Jomo Kenyatta, the “Grand Old Man” of Africa in the 1960s, was the leader of the Mau Mau in the 1950s. Ahmed Ben Bella led Algeria’s war of independence, in which terror was the insurgents’ weapon and torture the counter-weapon of the French.
During Tet in 1968, the Viet Cong went through the city of Hue with hit lists, executing 3,000 civilians. Within months, America was negotiating “peace with honor” with the V.C. US ties are now improving with Hanoi, where the body of Ho Chi Minh lies in state, as does that of Mao in Beijing and Lenin in Moscow. All three employed terror.
What is Nagasaki the atomic bombing of a defenseless city of a defeated nation other than an act of slaughter, killing 40,000 men, women and children in minutes to force Japan’s warlords to submit to America’s will?

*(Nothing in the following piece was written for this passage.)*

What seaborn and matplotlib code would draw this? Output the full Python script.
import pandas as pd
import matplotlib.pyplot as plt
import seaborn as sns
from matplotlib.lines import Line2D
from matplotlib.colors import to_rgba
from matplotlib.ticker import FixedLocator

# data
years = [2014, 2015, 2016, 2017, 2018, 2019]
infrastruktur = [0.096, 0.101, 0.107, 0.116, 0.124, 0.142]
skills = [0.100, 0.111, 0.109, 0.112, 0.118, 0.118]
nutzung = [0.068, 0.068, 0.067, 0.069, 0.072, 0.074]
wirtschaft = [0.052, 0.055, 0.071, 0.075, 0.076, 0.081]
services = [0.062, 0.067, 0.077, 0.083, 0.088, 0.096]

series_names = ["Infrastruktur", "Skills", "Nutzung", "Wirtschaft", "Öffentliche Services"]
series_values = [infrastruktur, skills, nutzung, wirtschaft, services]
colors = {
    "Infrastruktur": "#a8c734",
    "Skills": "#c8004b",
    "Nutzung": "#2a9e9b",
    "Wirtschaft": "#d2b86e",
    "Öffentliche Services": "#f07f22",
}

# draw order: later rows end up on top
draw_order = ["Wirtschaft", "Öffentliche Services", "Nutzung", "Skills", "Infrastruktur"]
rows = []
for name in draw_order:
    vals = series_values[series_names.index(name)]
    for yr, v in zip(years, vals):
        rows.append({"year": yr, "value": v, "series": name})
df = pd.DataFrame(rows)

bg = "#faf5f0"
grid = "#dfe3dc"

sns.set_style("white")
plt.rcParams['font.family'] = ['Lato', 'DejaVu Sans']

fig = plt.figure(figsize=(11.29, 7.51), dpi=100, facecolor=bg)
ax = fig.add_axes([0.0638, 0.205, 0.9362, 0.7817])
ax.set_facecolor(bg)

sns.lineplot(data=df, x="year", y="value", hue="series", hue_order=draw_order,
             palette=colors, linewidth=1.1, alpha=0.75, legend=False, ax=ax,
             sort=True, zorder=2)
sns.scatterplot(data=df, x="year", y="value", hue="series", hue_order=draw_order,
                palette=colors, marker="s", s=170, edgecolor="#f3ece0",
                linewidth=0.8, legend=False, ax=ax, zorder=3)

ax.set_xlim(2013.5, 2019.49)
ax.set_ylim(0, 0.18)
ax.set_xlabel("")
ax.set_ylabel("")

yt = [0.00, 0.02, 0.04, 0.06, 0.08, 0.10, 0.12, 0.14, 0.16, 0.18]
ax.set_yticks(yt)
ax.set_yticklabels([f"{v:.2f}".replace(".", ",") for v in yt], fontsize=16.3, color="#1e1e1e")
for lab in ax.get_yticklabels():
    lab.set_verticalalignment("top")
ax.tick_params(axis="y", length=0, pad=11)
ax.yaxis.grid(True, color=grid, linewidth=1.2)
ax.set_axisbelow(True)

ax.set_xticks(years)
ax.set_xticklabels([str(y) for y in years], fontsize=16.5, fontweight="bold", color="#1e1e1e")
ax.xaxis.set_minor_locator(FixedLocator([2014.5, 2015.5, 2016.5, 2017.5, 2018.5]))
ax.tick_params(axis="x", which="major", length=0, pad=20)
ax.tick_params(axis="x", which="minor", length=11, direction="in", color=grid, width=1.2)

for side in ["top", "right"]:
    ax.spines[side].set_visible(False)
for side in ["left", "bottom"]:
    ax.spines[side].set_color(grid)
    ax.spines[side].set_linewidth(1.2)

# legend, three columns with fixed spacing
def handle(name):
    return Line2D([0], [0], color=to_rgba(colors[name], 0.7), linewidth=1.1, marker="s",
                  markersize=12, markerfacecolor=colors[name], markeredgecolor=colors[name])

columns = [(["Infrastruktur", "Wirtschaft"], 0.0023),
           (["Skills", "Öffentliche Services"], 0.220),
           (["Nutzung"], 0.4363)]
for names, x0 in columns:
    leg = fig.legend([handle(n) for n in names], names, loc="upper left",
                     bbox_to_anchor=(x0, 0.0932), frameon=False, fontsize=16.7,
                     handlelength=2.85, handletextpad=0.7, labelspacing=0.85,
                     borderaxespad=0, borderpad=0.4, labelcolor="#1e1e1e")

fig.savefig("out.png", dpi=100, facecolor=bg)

But that was war, we say, and Japan was the aggressor. Does that also justify Dresden? Is air terror permissible in a just war if a nation can demonstrate it was the victim of aggression?
Saddam’s Iraq did not threaten us, did not attack us, did not want war with us, did not have weapons of mass destruction. Yet, we attacked, invaded and occupied Iraq. And when Iraqis attack our troops, we call it terror and we call them terrorists.
Is terrorism, then, like beauty, in the eye of the beholder?
John Brown murdered men in Kansas in reprisal for the killing of Northerners and killed civilians in his raid on Harper’s Ferry to ignite a slave revolt. Brown was hanged as a terrorist. Yet the 1920s epic poem on the Civil War written by Stephen Vincent Benet would be titled, “John Brown’s Body.” And the first lines of the fighting song of the Union army were: “John Brown’s body lies a-mouldering in the grave, but his soul goes marching on. Glory, glory hallelujah.”
One man’s terrorist is another man’s freedom fighter. Or so it would seem.